= Peterson Identification System =

The Peterson Identification System is a practical method for the field identification of animals, plants and other natural phenomena. It was devised by ornithologist Roger Tory Peterson in 1934 for the first of his series of Field Guides (See Peterson Field Guides.) Peterson devised his system "so that live birds could be identified readily at a distance by their 'field marks' without resorting to the bird-in-hand characters that the early collectors relied on. During the last half century the binocular and the spotting scope have replaced the shotgun." As such, it both reflected and contributed to awareness of the emerging early environmental movement. Another application of this system was made when Roger Tory Peterson was enlisted in the US Army Corps of Engineers from 1943 to 1945. “...plane identification—the aircraft spotting technique—was based on Roger’s bird identification method-the Peterson system.”.

==The system==
Created for use by amateur naturalists and laymen, rather than specialists, the "Peterson System" is essentially a pictorial key based upon readily noticed visual impressions rather than on the technical features of interest to scientists.
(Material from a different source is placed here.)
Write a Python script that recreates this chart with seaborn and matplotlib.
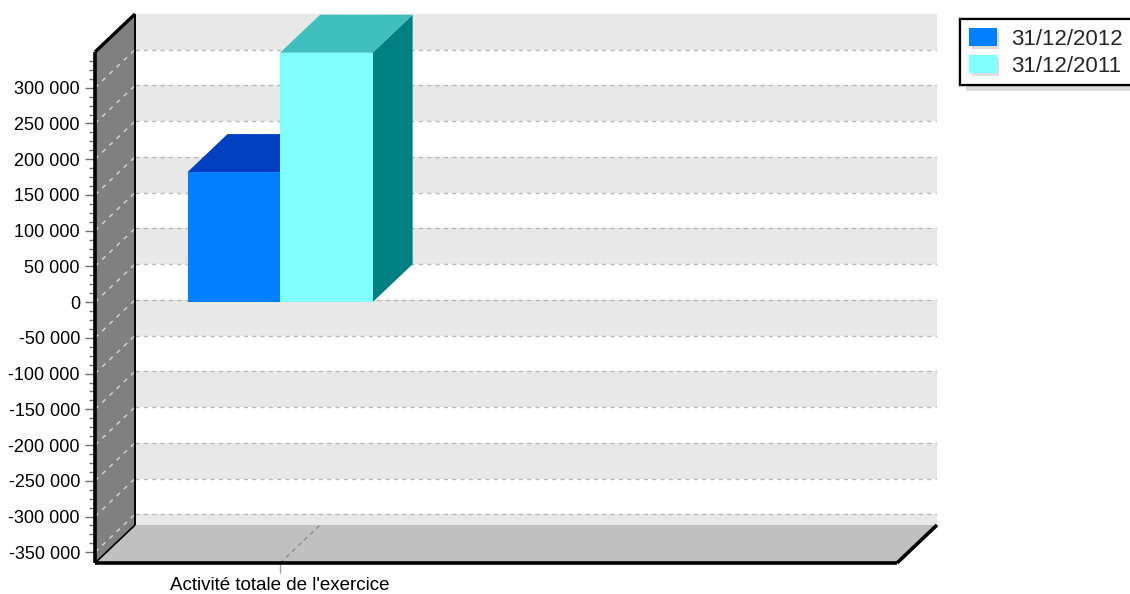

The technique involves patternistic drawings with arrows that pinpoint the key field comparisons between similar species.

==Influence==
Since the first Peterson Field Guide, the system has been expanded to about three dozen volumes in the series as well as being emulated by many other publishers and authors of field guides. It has become the near-universally accepted standard, first in the United States and Europe and then around the world.